- Instructions to follow
All of the material should be reproduced exactly, with pictures left out.

- Information shown
▼

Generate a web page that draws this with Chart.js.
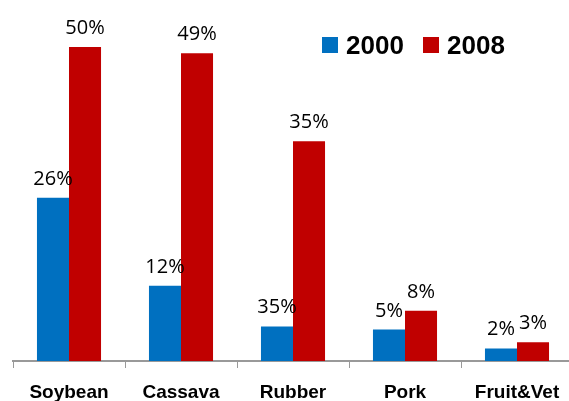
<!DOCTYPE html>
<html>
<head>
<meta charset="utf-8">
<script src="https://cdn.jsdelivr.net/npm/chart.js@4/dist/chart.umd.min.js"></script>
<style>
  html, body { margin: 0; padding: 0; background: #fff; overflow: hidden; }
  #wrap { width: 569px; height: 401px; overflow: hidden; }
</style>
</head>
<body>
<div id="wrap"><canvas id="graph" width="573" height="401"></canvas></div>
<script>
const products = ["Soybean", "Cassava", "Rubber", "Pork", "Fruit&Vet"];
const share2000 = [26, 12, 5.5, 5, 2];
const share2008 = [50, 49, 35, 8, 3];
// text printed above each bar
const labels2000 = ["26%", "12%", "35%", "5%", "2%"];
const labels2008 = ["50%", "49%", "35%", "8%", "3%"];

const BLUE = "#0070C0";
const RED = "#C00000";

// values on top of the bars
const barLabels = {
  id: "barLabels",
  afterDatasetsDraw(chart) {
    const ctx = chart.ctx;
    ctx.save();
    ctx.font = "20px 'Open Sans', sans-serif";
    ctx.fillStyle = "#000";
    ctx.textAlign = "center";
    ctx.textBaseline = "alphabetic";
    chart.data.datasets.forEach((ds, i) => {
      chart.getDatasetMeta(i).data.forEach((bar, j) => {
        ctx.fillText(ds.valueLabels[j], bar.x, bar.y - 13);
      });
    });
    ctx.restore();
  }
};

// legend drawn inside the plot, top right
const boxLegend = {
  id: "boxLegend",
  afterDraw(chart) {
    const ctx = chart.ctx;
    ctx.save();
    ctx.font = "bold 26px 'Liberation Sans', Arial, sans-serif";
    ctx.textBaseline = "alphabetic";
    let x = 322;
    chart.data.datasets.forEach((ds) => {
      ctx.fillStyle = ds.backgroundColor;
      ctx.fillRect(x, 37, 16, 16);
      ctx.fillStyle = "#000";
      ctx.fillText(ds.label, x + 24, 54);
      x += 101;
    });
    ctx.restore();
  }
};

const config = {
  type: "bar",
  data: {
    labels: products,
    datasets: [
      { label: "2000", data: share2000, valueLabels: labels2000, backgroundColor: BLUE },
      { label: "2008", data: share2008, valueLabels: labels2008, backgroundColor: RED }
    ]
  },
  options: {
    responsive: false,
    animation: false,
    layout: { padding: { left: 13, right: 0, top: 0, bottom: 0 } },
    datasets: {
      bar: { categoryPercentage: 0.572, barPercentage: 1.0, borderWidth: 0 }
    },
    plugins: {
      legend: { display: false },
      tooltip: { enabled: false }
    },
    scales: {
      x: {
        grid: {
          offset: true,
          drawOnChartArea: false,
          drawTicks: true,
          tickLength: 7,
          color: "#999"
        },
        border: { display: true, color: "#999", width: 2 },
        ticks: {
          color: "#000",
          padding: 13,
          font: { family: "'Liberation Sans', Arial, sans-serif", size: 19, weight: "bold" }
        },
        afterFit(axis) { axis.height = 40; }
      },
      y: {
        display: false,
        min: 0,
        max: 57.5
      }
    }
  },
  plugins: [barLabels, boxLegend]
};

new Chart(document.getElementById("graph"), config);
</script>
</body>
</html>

▲

- Correct response
Generate a web page that draws this with Chart.js.
<!DOCTYPE html>
<html>
<head>
<meta charset="utf-8">
<script src="https://cdn.jsdelivr.net/npm/chart.js@4/dist/chart.umd.min.js"></script>
<style>
  html, body { margin: 0; padding: 0; background: #fff; overflow: hidden; }
  #wrap { width: 569px; height: 401px; overflow: hidden; }
</style>
</head>
<body>
<div id="wrap"><canvas id="graph" width="573" height="401"></canvas></div>
<script>
const products = ["Soybean", "Cassava", "Rubber", "Pork", "Fruit&Vet"];
const share2000 = [26, 12, 5.5, 5, 2];
const share2008 = [50, 49, 35, 8, 3];
// text printed above each bar
const labels2000 = ["26%", "12%", "35%", "5%", "2%"];
const labels2008 = ["50%", "49%", "35%", "8%", "3%"];

const BLUE = "#0070C0";
const RED = "#C00000";

// values on top of the bars
const barLabels = {
  id: "barLabels",
  afterDatasetsDraw(chart) {
    const ctx = chart.ctx;
    ctx.save();
    ctx.font = "20px 'Open Sans', sans-serif";
    ctx.fillStyle = "#000";
    ctx.textAlign = "center";
    ctx.textBaseline = "alphabetic";
    chart.data.datasets.forEach((ds, i) => {
      chart.getDatasetMeta(i).data.forEach((bar, j) => {
        ctx.fillText(ds.valueLabels[j], bar.x, bar.y - 13);
      });
    });
    ctx.restore();
  }
};

// legend drawn inside the plot, top right
const boxLegend = {
  id: "boxLegend",
  afterDraw(chart) {
    const ctx = chart.ctx;
    ctx.save();
    ctx.font = "bold 26px 'Liberation Sans', Arial, sans-serif";
    ctx.textBaseline = "alphabetic";
    let x = 322;
    chart.data.datasets.forEach((ds) => {
      ctx.fillStyle = ds.backgroundColor;
      ctx.fillRect(x, 37, 16, 16);
      ctx.fillStyle = "#000";
      ctx.fillText(ds.label, x + 24, 54);
      x += 101;
    });
    ctx.restore();
  }
};

const config = {
  type: "bar",
  data: {
    labels: products,
    datasets: [
      { label: "2000", data: share2000, valueLabels: labels2000, backgroundColor: BLUE },
      { label: "2008", data: share2008, valueLabels: labels2008, backgroundColor: RED }
    ]
  },
  options: {
    responsive: false,
    animation: false,
    layout: { padding: { left: 13, right: 0, top: 0, bottom: 0 } },
    datasets: {
      bar: { categoryPercentage: 0.572, barPercentage: 1.0, borderWidth: 0 }
    },
    plugins: {
      legend: { display: false },
      tooltip: { enabled: false }
    },
    scales: {
      x: {
        grid: {
          offset: true,
          drawOnChartArea: false,
          drawTicks: true,
          tickLength: 7,
          color: "#999"
        },
        border: { display: true, color: "#999", width: 2 },
        ticks: {
          color: "#000",
          padding: 13,
          font: { family: "'Liberation Sans', Arial, sans-serif", size: 19, weight: "bold" }
        },
        afterFit(axis) { axis.height = 40; }
      },
      y: {
        display: false,
        min: 0,
        max: 57.5
      }
    }
  },
  plugins: [barLabels, boxLegend]
};

new Chart(document.getElementById("graph"), config);
</script>
</body>
</html>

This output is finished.